- Dataset records -
══════
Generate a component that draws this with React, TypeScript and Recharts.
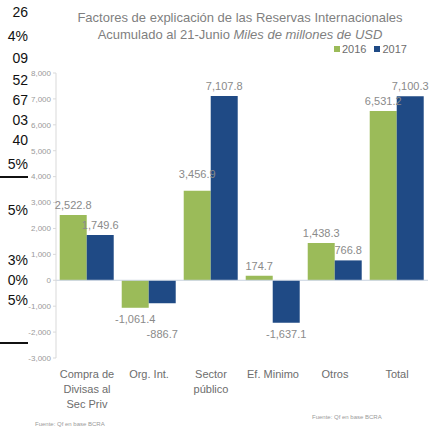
import { Bar, BarChart, LabelList, ReferenceLine, XAxis, YAxis } from "recharts";

const categories = ["Compra de|Divisas al|Sec Priv", "Org. Int.", "Sector|público", "Ef. Minimo", "Otros", "Total"];
const values2016 = [2522.8, -1061.4, 3456.9, 174.7, 1438.3, 6531.2];
const values2017 = [1749.6, -886.7, 7107.8, -1637.1, 766.8, 7100.3];
const yTicks = [-3000, -2000, -1000, 0, 1000, 2000, 3000, 4000, 5000, 6000, 7000, 8000];

// cropped fragments of a neighbouring table on the left edge
const edgeTexts = ["26", "4%", "09", "52", "67", "03", "40", "5%", "5%", "3%", "0%", "5%"];
const edgeTop = [4, 28, 50, 72, 92, 112, 132, 156, 202, 252, 272, 292];

const data = categories.map((c, i) => ({ name: c, y2016: values2016[i], y2017: values2017[i] }));

const GREEN = "#9bbb59";
const BLUE = "#1f4a85";
const FONT = "'Liberation Sans', Arial, sans-serif";

const fmt = (v: number) =>
  v.toLocaleString("en-US", { minimumFractionDigits: 1, maximumFractionDigits: 1 });

// extra nudges where the original labels were moved to avoid overlap
const nudge2016: Record<number, number> = { 2: -7 };
const nudge2017: Record<number, number> = { 1: 20 };

function makeLabel(nudge: Record<number, number>) {
  return (props: any) => {
    const { x, y, width, height, value, index } = props;
    const top = Math.min(y, y + height);
    const bottom = Math.max(y, y + height);
    const extra = nudge[index] ?? 0;
    const ty = value >= 0 ? top - 6 + extra : bottom + 15 + extra;
    return (
      <text x={x + width / 2} y={ty} textAnchor="middle" fill="#8a8a8a" fontSize={11} fontFamily={FONT}>
        {fmt(value)}
      </text>
    );
  };
}

function CatTick({ x, y, payload }: any) {
  const lines = String(payload.value).split("|");
  return (
    <text x={x} y={y} textAnchor="middle" fill="#6d6d6d" fontSize={11} fontFamily={FONT}>
      {lines.map((l, i) => (
        <tspan key={i} x={x} dy={i === 0 ? 12 : 15}>
          {l}
        </tspan>
      ))}
    </text>
  );
}

export default function App() {
  return (
    <div style={{ position: "absolute", left: 0, top: 0, width: 447, height: 430, background: "#fff", fontFamily: FONT }}>
      {edgeTexts.map((t, i) => (
        <div key={i} style={{ position: "absolute", left: 0, top: edgeTop[i], fontSize: 14, color: "#111", width: 28, textAlign: "right", lineHeight: "16px" }}>
          {t}
        </div>
      ))}
      <div style={{ position: "absolute", left: 0, top: 176, width: 28, height: 2, background: "#111" }} />
      <div style={{ position: "absolute", left: 0, top: 342, width: 28, height: 2, background: "#111" }} />

      <div style={{ position: "absolute", left: 40, width: 400, top: 9, textAlign: "center", color: "#7f7f7f", fontSize: 13, lineHeight: "17px" }}>
        <div>Factores de explicación de las Reservas Internacionales</div>
        <div>
          Acumulado al 21-Junio <i>Miles de millones de USD</i>
        </div>
      </div>

      <div style={{ position: "absolute", left: 334, top: 43, fontSize: 11, color: "#6d6d6d", display: "flex", gap: 8, alignItems: "center" }}>
        <span style={{ display: "flex", alignItems: "center", gap: 2 }}>
          <span style={{ width: 6, height: 6, background: GREEN, display: "inline-block" }} />
          2016
        </span>
        <span style={{ display: "flex", alignItems: "center", gap: 2 }}>
          <span style={{ width: 6, height: 6, background: BLUE, display: "inline-block" }} />
          2017
        </span>
      </div>

      <div style={{ position: "absolute", left: 0, top: 0 }}>
        <BarChart
          width={447}
          height={430}
          data={data}
          margin={{ top: 73, right: 19, bottom: 12, left: 6 }}
          barCategoryGap="6%"
          barGap={0}
        >
          <YAxis
            domain={[-3000, 8000]}
            ticks={yTicks}
            interval={0}
            width={50}
            tickFormatter={(v: number) => v.toLocaleString("en-US")}
            tick={{ fontSize: 8, fill: "#9a9a9a", fontFamily: FONT }}
            axisLine={{ stroke: "#d9d9d9" }}
            tickLine={{ stroke: "#d9d9d9" }}
            tickSize={3}
          />
          <XAxis
            dataKey="name"
            height={60}
            axisLine={false}
            tickLine={false}
            tick={<CatTick />}
            interval={0}
          />
          <ReferenceLine y={0} stroke="#c9d3e0" />
          <Bar dataKey="y2016" fill={GREEN} isAnimationActive={false}>
            <LabelList dataKey="y2016" content={makeLabel(nudge2016)} />
          </Bar>
          <Bar dataKey="y2017" fill={BLUE} isAnimationActive={false}>
            <LabelList dataKey="y2017" content={makeLabel(nudge2017)} />
          </Bar>
        </BarChart>
      </div>

      <div style={{ position: "absolute", left: 35, top: 421, fontSize: 6, color: "#9a9a9a" }}>Fuente: Qf en base BCRA</div>
      <div style={{ position: "absolute", left: 312, top: 414, fontSize: 6, color: "#9a9a9a" }}>Fuente: Qf en base BCRA</div>
    </div>
  );
}
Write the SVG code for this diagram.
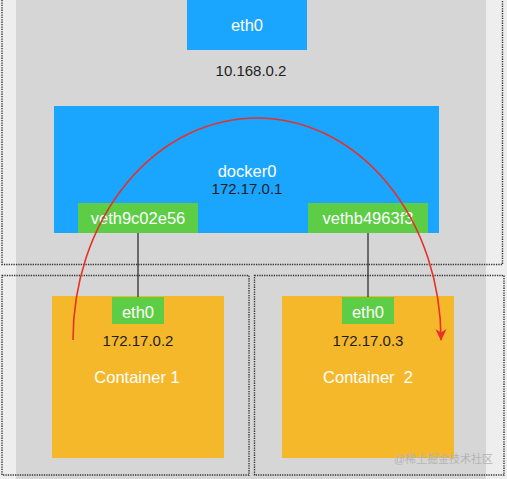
══════
- TO BE DONE -
Restate the data above exactly, stripping out each image.

- WRITTEN SOLUTION -
Generate a component that draws this with React, TypeScript and Recharts.
import { Bar, BarChart, LabelList, ReferenceLine, XAxis, YAxis } from "recharts";

const categories = ["Compra de|Divisas al|Sec Priv", "Org. Int.", "Sector|público", "Ef. Minimo", "Otros", "Total"];
const values2016 = [2522.8, -1061.4, 3456.9, 174.7, 1438.3, 6531.2];
const values2017 = [1749.6, -886.7, 7107.8, -1637.1, 766.8, 7100.3];
const yTicks = [-3000, -2000, -1000, 0, 1000, 2000, 3000, 4000, 5000, 6000, 7000, 8000];

// cropped fragments of a neighbouring table on the left edge
const edgeTexts = ["26", "4%", "09", "52", "67", "03", "40", "5%", "5%", "3%", "0%", "5%"];
const edgeTop = [4, 28, 50, 72, 92, 112, 132, 156, 202, 252, 272, 292];

const data = categories.map((c, i) => ({ name: c, y2016: values2016[i], y2017: values2017[i] }));

const GREEN = "#9bbb59";
const BLUE = "#1f4a85";
const FONT = "'Liberation Sans', Arial, sans-serif";

const fmt = (v: number) =>
  v.toLocaleString("en-US", { minimumFractionDigits: 1, maximumFractionDigits: 1 });

// extra nudges where the original labels were moved to avoid overlap
const nudge2016: Record<number, number> = { 2: -7 };
const nudge2017: Record<number, number> = { 1: 20 };

function makeLabel(nudge: Record<number, number>) {
  return (props: any) => {
    const { x, y, width, height, value, index } = props;
    const top = Math.min(y, y + height);
    const bottom = Math.max(y, y + height);
    const extra = nudge[index] ?? 0;
    const ty = value >= 0 ? top - 6 + extra : bottom + 15 + extra;
    return (
      <text x={x + width / 2} y={ty} textAnchor="middle" fill="#8a8a8a" fontSize={11} fontFamily={FONT}>
        {fmt(value)}
      </text>
    );
  };
}

function CatTick({ x, y, payload }: any) {
  const lines = String(payload.value).split("|");
  return (
    <text x={x} y={y} textAnchor="middle" fill="#6d6d6d" fontSize={11} fontFamily={FONT}>
      {lines.map((l, i) => (
        <tspan key={i} x={x} dy={i === 0 ? 12 : 15}>
          {l}
        </tspan>
      ))}
    </text>
  );
}

export default function App() {
  return (
    <div style={{ position: "absolute", left: 0, top: 0, width: 447, height: 430, background: "#fff", fontFamily: FONT }}>
      {edgeTexts.map((t, i) => (
        <div key={i} style={{ position: "absolute", left: 0, top: edgeTop[i], fontSize: 14, color: "#111", width: 28, textAlign: "right", lineHeight: "16px" }}>
          {t}
        </div>
      ))}
      <div style={{ position: "absolute", left: 0, top: 176, width: 28, height: 2, background: "#111" }} />
      <div style={{ position: "absolute", left: 0, top: 342, width: 28, height: 2, background: "#111" }} />

      <div style={{ position: "absolute", left: 40, width: 400, top: 9, textAlign: "center", color: "#7f7f7f", fontSize: 13, lineHeight: "17px" }}>
        <div>Factores de explicación de las Reservas Internacionales</div>
        <div>
          Acumulado al 21-Junio <i>Miles de millones de USD</i>
        </div>
      </div>

      <div style={{ position: "absolute", left: 334, top: 43, fontSize: 11, color: "#6d6d6d", display: "flex", gap: 8, alignItems: "center" }}>
        <span style={{ display: "flex", alignItems: "center", gap: 2 }}>
          <span style={{ width: 6, height: 6, background: GREEN, display: "inline-block" }} />
          2016
        </span>
        <span style={{ display: "flex", alignItems: "center", gap: 2 }}>
          <span style={{ width: 6, height: 6, background: BLUE, display: "inline-block" }} />
          2017
        </span>
      </div>

      <div style={{ position: "absolute", left: 0, top: 0 }}>
        <BarChart
          width={447}
          height={430}
          data={data}
          margin={{ top: 73, right: 19, bottom: 12, left: 6 }}
          barCategoryGap="6%"
          barGap={0}
        >
          <YAxis
            domain={[-3000, 8000]}
            ticks={yTicks}
            interval={0}
            width={50}
            tickFormatter={(v: number) => v.toLocaleString("en-US")}
            tick={{ fontSize: 8, fill: "#9a9a9a", fontFamily: FONT }}
            axisLine={{ stroke: "#d9d9d9" }}
            tickLine={{ stroke: "#d9d9d9" }}
            tickSize={3}
          />
          <XAxis
            dataKey="name"
            height={60}
            axisLine={false}
            tickLine={false}
            tick={<CatTick />}
            interval={0}
          />
          <ReferenceLine y={0} stroke="#c9d3e0" />
          <Bar dataKey="y2016" fill={GREEN} isAnimationActive={false}>
            <LabelList dataKey="y2016" content={makeLabel(nudge2016)} />
          </Bar>
          <Bar dataKey="y2017" fill={BLUE} isAnimationActive={false}>
            <LabelList dataKey="y2017" content={makeLabel(nudge2017)} />
          </Bar>
        </BarChart>
      </div>

      <div style={{ position: "absolute", left: 35, top: 421, fontSize: 6, color: "#9a9a9a" }}>Fuente: Qf en base BCRA</div>
      <div style={{ position: "absolute", left: 312, top: 414, fontSize: 6, color: "#9a9a9a" }}>Fuente: Qf en base BCRA</div>
    </div>
  );
}
Write the SVG code for this diagram.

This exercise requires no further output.